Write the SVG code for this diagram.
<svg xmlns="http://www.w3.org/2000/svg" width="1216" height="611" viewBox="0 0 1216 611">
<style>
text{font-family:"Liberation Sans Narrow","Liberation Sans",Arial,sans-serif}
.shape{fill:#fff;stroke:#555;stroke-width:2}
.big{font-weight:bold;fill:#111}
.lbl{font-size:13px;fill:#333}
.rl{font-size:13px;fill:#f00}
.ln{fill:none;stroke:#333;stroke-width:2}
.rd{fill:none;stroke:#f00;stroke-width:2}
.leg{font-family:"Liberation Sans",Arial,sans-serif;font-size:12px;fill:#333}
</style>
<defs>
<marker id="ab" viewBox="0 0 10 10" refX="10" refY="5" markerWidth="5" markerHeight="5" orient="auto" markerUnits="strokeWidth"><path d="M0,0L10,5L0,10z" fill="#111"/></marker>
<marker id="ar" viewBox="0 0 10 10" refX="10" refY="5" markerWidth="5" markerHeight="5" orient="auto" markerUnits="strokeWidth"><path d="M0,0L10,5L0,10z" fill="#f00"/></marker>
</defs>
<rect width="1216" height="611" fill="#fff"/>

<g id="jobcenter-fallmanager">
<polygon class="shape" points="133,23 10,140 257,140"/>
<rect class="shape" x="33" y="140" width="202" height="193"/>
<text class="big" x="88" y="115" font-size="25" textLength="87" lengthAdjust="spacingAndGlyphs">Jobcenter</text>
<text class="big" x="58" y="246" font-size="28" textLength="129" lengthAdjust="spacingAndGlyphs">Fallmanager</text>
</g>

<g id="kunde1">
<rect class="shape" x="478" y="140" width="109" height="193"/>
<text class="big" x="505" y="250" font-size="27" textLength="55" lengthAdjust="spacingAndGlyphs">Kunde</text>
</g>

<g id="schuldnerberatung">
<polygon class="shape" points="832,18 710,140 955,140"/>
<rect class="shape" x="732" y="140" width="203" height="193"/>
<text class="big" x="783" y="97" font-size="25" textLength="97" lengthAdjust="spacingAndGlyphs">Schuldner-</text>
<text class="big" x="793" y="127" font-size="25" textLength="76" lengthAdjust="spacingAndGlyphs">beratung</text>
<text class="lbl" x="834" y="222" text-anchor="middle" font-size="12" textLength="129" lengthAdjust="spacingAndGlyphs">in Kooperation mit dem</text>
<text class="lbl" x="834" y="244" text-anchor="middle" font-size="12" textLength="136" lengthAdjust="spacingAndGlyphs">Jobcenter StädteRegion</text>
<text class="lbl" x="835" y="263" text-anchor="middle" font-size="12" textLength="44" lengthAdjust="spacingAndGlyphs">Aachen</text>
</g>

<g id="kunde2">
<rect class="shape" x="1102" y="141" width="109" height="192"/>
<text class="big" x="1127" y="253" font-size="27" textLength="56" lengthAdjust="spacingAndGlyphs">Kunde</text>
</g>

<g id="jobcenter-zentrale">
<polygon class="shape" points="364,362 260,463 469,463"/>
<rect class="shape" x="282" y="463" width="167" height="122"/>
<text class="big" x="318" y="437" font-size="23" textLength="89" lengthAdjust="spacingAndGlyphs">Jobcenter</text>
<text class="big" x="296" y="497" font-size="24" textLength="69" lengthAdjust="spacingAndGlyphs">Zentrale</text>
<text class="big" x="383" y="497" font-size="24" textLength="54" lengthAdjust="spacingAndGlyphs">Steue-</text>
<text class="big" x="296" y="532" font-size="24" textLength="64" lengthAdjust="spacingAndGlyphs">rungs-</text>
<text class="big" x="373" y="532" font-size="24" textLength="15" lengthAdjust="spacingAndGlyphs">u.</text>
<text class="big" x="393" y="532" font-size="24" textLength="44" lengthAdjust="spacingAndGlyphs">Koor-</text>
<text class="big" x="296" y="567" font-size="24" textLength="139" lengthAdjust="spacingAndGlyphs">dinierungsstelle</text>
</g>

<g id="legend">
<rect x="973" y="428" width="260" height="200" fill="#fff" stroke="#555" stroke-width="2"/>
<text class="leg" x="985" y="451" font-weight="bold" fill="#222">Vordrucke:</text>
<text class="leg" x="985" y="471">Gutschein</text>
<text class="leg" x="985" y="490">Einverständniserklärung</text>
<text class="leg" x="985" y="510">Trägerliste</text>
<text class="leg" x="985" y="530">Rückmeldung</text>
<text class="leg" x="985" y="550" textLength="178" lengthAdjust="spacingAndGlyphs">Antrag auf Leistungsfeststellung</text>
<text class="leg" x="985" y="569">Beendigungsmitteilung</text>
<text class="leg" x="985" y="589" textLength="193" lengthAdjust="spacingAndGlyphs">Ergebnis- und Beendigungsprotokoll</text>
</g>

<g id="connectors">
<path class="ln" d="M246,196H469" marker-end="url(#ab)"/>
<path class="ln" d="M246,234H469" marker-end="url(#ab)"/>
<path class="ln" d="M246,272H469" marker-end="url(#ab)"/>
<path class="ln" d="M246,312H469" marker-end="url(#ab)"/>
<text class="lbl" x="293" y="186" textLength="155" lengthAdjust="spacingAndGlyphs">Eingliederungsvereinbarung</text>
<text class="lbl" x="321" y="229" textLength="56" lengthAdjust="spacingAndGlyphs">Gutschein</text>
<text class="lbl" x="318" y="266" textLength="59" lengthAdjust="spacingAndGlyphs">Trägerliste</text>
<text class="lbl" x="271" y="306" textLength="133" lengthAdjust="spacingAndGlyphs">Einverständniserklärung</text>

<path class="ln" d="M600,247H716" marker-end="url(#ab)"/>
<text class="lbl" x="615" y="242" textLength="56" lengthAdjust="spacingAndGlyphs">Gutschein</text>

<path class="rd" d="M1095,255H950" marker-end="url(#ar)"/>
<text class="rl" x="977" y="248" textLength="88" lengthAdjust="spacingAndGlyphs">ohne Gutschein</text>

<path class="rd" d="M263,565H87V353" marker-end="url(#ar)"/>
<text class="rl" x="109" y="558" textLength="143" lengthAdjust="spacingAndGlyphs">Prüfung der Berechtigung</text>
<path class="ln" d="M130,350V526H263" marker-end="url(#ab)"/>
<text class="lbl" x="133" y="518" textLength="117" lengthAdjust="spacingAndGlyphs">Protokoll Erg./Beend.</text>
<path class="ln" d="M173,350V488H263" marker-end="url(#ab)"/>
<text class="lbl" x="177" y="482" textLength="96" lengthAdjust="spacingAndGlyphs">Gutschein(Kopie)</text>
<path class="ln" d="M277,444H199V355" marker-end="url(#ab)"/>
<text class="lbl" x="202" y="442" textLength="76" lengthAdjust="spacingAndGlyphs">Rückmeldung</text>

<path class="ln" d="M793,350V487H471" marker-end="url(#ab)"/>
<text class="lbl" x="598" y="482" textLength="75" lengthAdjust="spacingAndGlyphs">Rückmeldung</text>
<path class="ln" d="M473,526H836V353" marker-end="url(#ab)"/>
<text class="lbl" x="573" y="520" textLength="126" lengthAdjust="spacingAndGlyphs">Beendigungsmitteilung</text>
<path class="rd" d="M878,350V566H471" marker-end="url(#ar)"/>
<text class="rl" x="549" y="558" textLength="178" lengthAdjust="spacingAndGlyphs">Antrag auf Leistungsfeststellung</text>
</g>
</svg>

⁂

Stated goal — Output all of the data again, exactly.

Finished exercise —
Write the SVG code for this diagram.
<svg xmlns="http://www.w3.org/2000/svg" width="1216" height="611" viewBox="0 0 1216 611">
<style>
text{font-family:"Liberation Sans Narrow","Liberation Sans",Arial,sans-serif}
.shape{fill:#fff;stroke:#555;stroke-width:2}
.big{font-weight:bold;fill:#111}
.lbl{font-size:13px;fill:#333}
.rl{font-size:13px;fill:#f00}
.ln{fill:none;stroke:#333;stroke-width:2}
.rd{fill:none;stroke:#f00;stroke-width:2}
.leg{font-family:"Liberation Sans",Arial,sans-serif;font-size:12px;fill:#333}
</style>
<defs>
<marker id="ab" viewBox="0 0 10 10" refX="10" refY="5" markerWidth="5" markerHeight="5" orient="auto" markerUnits="strokeWidth"><path d="M0,0L10,5L0,10z" fill="#111"/></marker>
<marker id="ar" viewBox="0 0 10 10" refX="10" refY="5" markerWidth="5" markerHeight="5" orient="auto" markerUnits="strokeWidth"><path d="M0,0L10,5L0,10z" fill="#f00"/></marker>
</defs>
<rect width="1216" height="611" fill="#fff"/>

<g id="jobcenter-fallmanager">
<polygon class="shape" points="133,23 10,140 257,140"/>
<rect class="shape" x="33" y="140" width="202" height="193"/>
<text class="big" x="88" y="115" font-size="25" textLength="87" lengthAdjust="spacingAndGlyphs">Jobcenter</text>
<text class="big" x="58" y="246" font-size="28" textLength="129" lengthAdjust="spacingAndGlyphs">Fallmanager</text>
</g>

<g id="kunde1">
<rect class="shape" x="478" y="140" width="109" height="193"/>
<text class="big" x="505" y="250" font-size="27" textLength="55" lengthAdjust="spacingAndGlyphs">Kunde</text>
</g>

<g id="schuldnerberatung">
<polygon class="shape" points="832,18 710,140 955,140"/>
<rect class="shape" x="732" y="140" width="203" height="193"/>
<text class="big" x="783" y="97" font-size="25" textLength="97" lengthAdjust="spacingAndGlyphs">Schuldner-</text>
<text class="big" x="793" y="127" font-size="25" textLength="76" lengthAdjust="spacingAndGlyphs">beratung</text>
<text class="lbl" x="834" y="222" text-anchor="middle" font-size="12" textLength="129" lengthAdjust="spacingAndGlyphs">in Kooperation mit dem</text>
<text class="lbl" x="834" y="244" text-anchor="middle" font-size="12" textLength="136" lengthAdjust="spacingAndGlyphs">Jobcenter StädteRegion</text>
<text class="lbl" x="835" y="263" text-anchor="middle" font-size="12" textLength="44" lengthAdjust="spacingAndGlyphs">Aachen</text>
</g>

<g id="kunde2">
<rect class="shape" x="1102" y="141" width="109" height="192"/>
<text class="big" x="1127" y="253" font-size="27" textLength="56" lengthAdjust="spacingAndGlyphs">Kunde</text>
</g>

<g id="jobcenter-zentrale">
<polygon class="shape" points="364,362 260,463 469,463"/>
<rect class="shape" x="282" y="463" width="167" height="122"/>
<text class="big" x="318" y="437" font-size="23" textLength="89" lengthAdjust="spacingAndGlyphs">Jobcenter</text>
<text class="big" x="296" y="497" font-size="24" textLength="69" lengthAdjust="spacingAndGlyphs">Zentrale</text>
<text class="big" x="383" y="497" font-size="24" textLength="54" lengthAdjust="spacingAndGlyphs">Steue-</text>
<text class="big" x="296" y="532" font-size="24" textLength="64" lengthAdjust="spacingAndGlyphs">rungs-</text>
<text class="big" x="373" y="532" font-size="24" textLength="15" lengthAdjust="spacingAndGlyphs">u.</text>
<text class="big" x="393" y="532" font-size="24" textLength="44" lengthAdjust="spacingAndGlyphs">Koor-</text>
<text class="big" x="296" y="567" font-size="24" textLength="139" lengthAdjust="spacingAndGlyphs">dinierungsstelle</text>
</g>

<g id="legend">
<rect x="973" y="428" width="260" height="200" fill="#fff" stroke="#555" stroke-width="2"/>
<text class="leg" x="985" y="451" font-weight="bold" fill="#222">Vordrucke:</text>
<text class="leg" x="985" y="471">Gutschein</text>
<text class="leg" x="985" y="490">Einverständniserklärung</text>
<text class="leg" x="985" y="510">Trägerliste</text>
<text class="leg" x="985" y="530">Rückmeldung</text>
<text class="leg" x="985" y="550" textLength="178" lengthAdjust="spacingAndGlyphs">Antrag auf Leistungsfeststellung</text>
<text class="leg" x="985" y="569">Beendigungsmitteilung</text>
<text class="leg" x="985" y="589" textLength="193" lengthAdjust="spacingAndGlyphs">Ergebnis- und Beendigungsprotokoll</text>
</g>

<g id="connectors">
<path class="ln" d="M246,196H469" marker-end="url(#ab)"/>
<path class="ln" d="M246,234H469" marker-end="url(#ab)"/>
<path class="ln" d="M246,272H469" marker-end="url(#ab)"/>
<path class="ln" d="M246,312H469" marker-end="url(#ab)"/>
<text class="lbl" x="293" y="186" textLength="155" lengthAdjust="spacingAndGlyphs">Eingliederungsvereinbarung</text>
<text class="lbl" x="321" y="229" textLength="56" lengthAdjust="spacingAndGlyphs">Gutschein</text>
<text class="lbl" x="318" y="266" textLength="59" lengthAdjust="spacingAndGlyphs">Trägerliste</text>
<text class="lbl" x="271" y="306" textLength="133" lengthAdjust="spacingAndGlyphs">Einverständniserklärung</text>

<path class="ln" d="M600,247H716" marker-end="url(#ab)"/>
<text class="lbl" x="615" y="242" textLength="56" lengthAdjust="spacingAndGlyphs">Gutschein</text>

<path class="rd" d="M1095,255H950" marker-end="url(#ar)"/>
<text class="rl" x="977" y="248" textLength="88" lengthAdjust="spacingAndGlyphs">ohne Gutschein</text>

<path class="rd" d="M263,565H87V353" marker-end="url(#ar)"/>
<text class="rl" x="109" y="558" textLength="143" lengthAdjust="spacingAndGlyphs">Prüfung der Berechtigung</text>
<path class="ln" d="M130,350V526H263" marker-end="url(#ab)"/>
<text class="lbl" x="133" y="518" textLength="117" lengthAdjust="spacingAndGlyphs">Protokoll Erg./Beend.</text>
<path class="ln" d="M173,350V488H263" marker-end="url(#ab)"/>
<text class="lbl" x="177" y="482" textLength="96" lengthAdjust="spacingAndGlyphs">Gutschein(Kopie)</text>
<path class="ln" d="M277,444H199V355" marker-end="url(#ab)"/>
<text class="lbl" x="202" y="442" textLength="76" lengthAdjust="spacingAndGlyphs">Rückmeldung</text>

<path class="ln" d="M793,350V487H471" marker-end="url(#ab)"/>
<text class="lbl" x="598" y="482" textLength="75" lengthAdjust="spacingAndGlyphs">Rückmeldung</text>
<path class="ln" d="M473,526H836V353" marker-end="url(#ab)"/>
<text class="lbl" x="573" y="520" textLength="126" lengthAdjust="spacingAndGlyphs">Beendigungsmitteilung</text>
<path class="rd" d="M878,350V566H471" marker-end="url(#ar)"/>
<text class="rl" x="549" y="558" textLength="178" lengthAdjust="spacingAndGlyphs">Antrag auf Leistungsfeststellung</text>
</g>
</svg>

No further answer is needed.